PRESIDENT Muhammadu Buhari on Sunday accused media organisations of bias in reporting conflicts in the country.
He made the accusation during an interactive meeting with the Nigerian community in China yesterday.
He said while security agencies were doing their best to curtail clashes, the Nigerian media should complement the efforts through objective and informed reportage.
“To my disappointment, the members of the press in Nigeria do not make enough efforts to study the historical antecedents of issues that are creating national problems for us,” the president said.
He, therefore, appealed to the media to understand the cultural and historical implications of some of the misunderstanding, especially between herders and farmers.
Buhari, who is in Beijing for the seventh Summit of the Forum on China-Africa Cooperation, explained that due to the effects of climate change, a farm that used to belong to five people now belongs to 50 and that the weather condition, particularly the rainy season, has become unpredictable.
He partly blamed the farmers/herders controversy on the shrinking of the Lake Chad, which according to him has forced many cattle nomads to seek greener pastures for their herds in other parts of the country.

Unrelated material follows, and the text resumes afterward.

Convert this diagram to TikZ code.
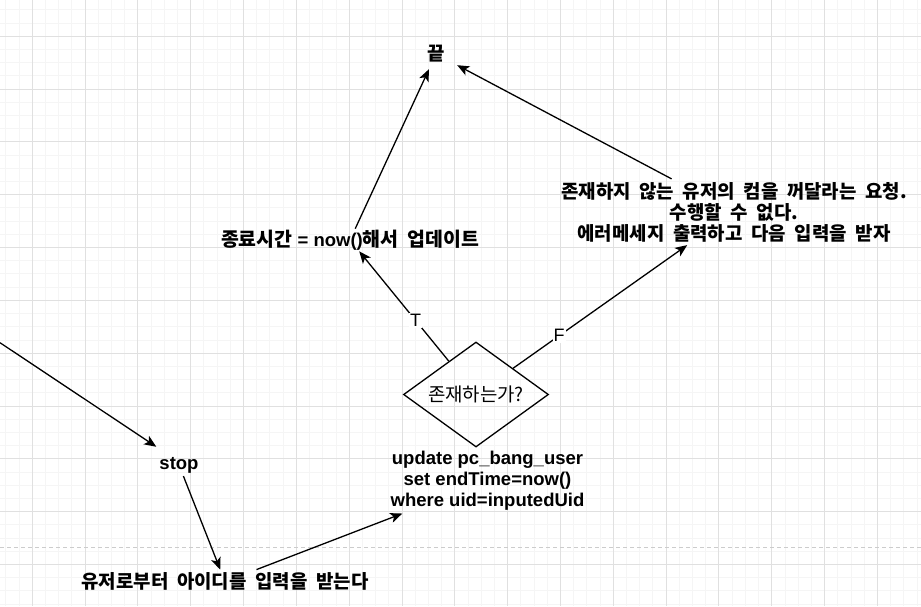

According to the president, he is not intimidated at the prospect of a credible process in the 2019 general elections.
“I have no fear about free and fair elections because that is what brought me to the present position. I know what I went through, and very few Nigerians could boast of trying four times.”
Buhari’s complaint about the media came as the Nigerian Army also condemned what it described as a flawed reporting of its operations against Boko Haram.

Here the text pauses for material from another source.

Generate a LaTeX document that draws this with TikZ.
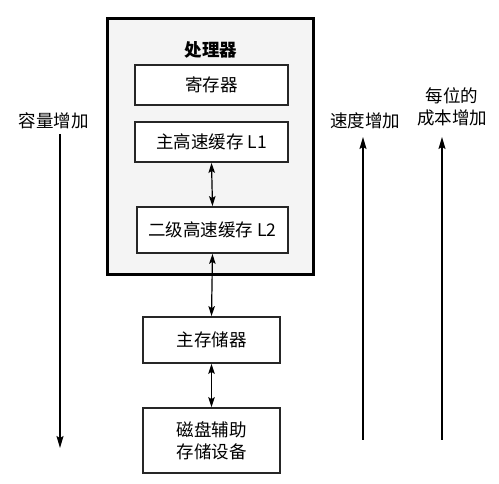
\documentclass[tikz,border=0pt]{standalone}
\usepackage{fontspec}
\setmainfont{Liberation Serif}
\newfontfamily\cjk{Noto Sans CJK SC}
\usetikzlibrary{arrows.meta}
\begin{document}
\begin{tikzpicture}[x=1pt,y=-1pt,
  box/.style={draw=black!85,line width=1.8pt,fill=white,minimum height=40pt,inner sep=2pt,font=\cjk\fontsize{17.5}{22}\selectfont,align=center},
  lbl/.style={font=\cjk\fontsize{17.5}{22}\selectfont,align=center,inner sep=1pt},
  arr/.style={line width=1.2pt,-{Stealth[length=12pt,width=7pt,inset=2pt]}},
  darr/.style={line width=1.2pt,{Stealth[length=10pt,width=6.5pt,inset=2pt]}-{Stealth[length=10pt,width=6.5pt,inset=2pt]}}]
\useasboundingbox (0,0) rectangle (499,484);
% processor frame
\node[draw=black,line width=3pt,fill=gray!9,minimum width=206pt,minimum height=256pt,inner sep=0pt] (cpu) at (210,147) {};
\node[font=\cjk\bfseries\fontsize{17.5}{22}\selectfont] (cpulbl) at (211,50) {处理器};
\node[box,minimum width=153pt] (reg) at (211.5,85) {寄存器};
\node[box,minimum width=153pt] (l1) at (211.5,142) {主高速缓存 L1};
\node[box,minimum width=151pt,minimum height=46pt] (l2) at (212.5,230) {二级高速缓存 L2};
\node[box,minimum width=137pt,minimum height=46pt] (mem) at (211.5,340) {主存储器};
\node[box,minimum width=137pt,minimum height=65pt] (disk) at (211.5,440.5) {磁盘辅助\\存储设备};
\draw[darr] (l1.south) -- (l2.north);
\draw[darr] (l2.south) -- (mem.north);
\draw[darr] (mem.south) -- (disk.north);
% side labels and arrows
\node[lbl] (cap) at (54,121) {容量增加};
\coordinate (capstart) at (60,134);
\coordinate (capend) at (60,448);
\draw[arr] (capstart) -- (capend);
\node[lbl] (spd) at (365,121) {速度增加};
\coordinate (spdstart) at (363,440);
\coordinate (spdend) at (363,137);
\draw[arr] (spdstart) -- (spdend);
\node[lbl] (cost) at (452,107) {每位的\\成本增加};
\coordinate (coststart) at (442,440);
\coordinate (costend) at (442,137);
\draw[arr] (coststart) -- (costend);
\end{tikzpicture}
\end{document}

The army yesterday denied the alleged killing of 30 soldiers by the insurgents at Zari village in Guzamala Local Government Area of Borno.
The News Agency of Nigeria (NAN) reports that an international wire service had stated that the troops were killed when Boko Haram launched a deadly attack on Thursday evening.
According to the report, many jihadists in trucks stormed the base, seizing it briefly after a fierce battle.
The director of army public relations, Brig. Gen. Texas Chukwu, however, denied the report in a phone interview with NAN.
He said the alleged killing was the “figment of the imagination of the news agency”.
Chukwu said contrary to the claim, the insurgents did not attack any military formation but rather came to loot foodstuffs and extort money from the locals.
He said land troops of 82 Task Force deployed in Operation Lafiya Dole, aided by the Air Task Force, successfully repelled the insurgents.
“During the fight, an overwhelming volume of fire was unleashed on the insurgents from both the air and ground troops, neutralising several of them and their weapons.
The Boko Haram fighters took some of their corpses and fled while others escaped with bullet injuries,” he said, adding that normalcy had been restored in the affected communities.
He said it was very unfortunate that people would sit in the comfort of their zones and fabricate stories that don’t exist.
“Such false narratives, we have always believed, are deliberate attempts to promote Boko Haram and their activities against the sovereignty of the country.
“That media organisation was said to have got their information from a security personnel and went ahead to file their report without making further inquiries.
This is unethical and unprofessional, to say the least,” Chukwu added.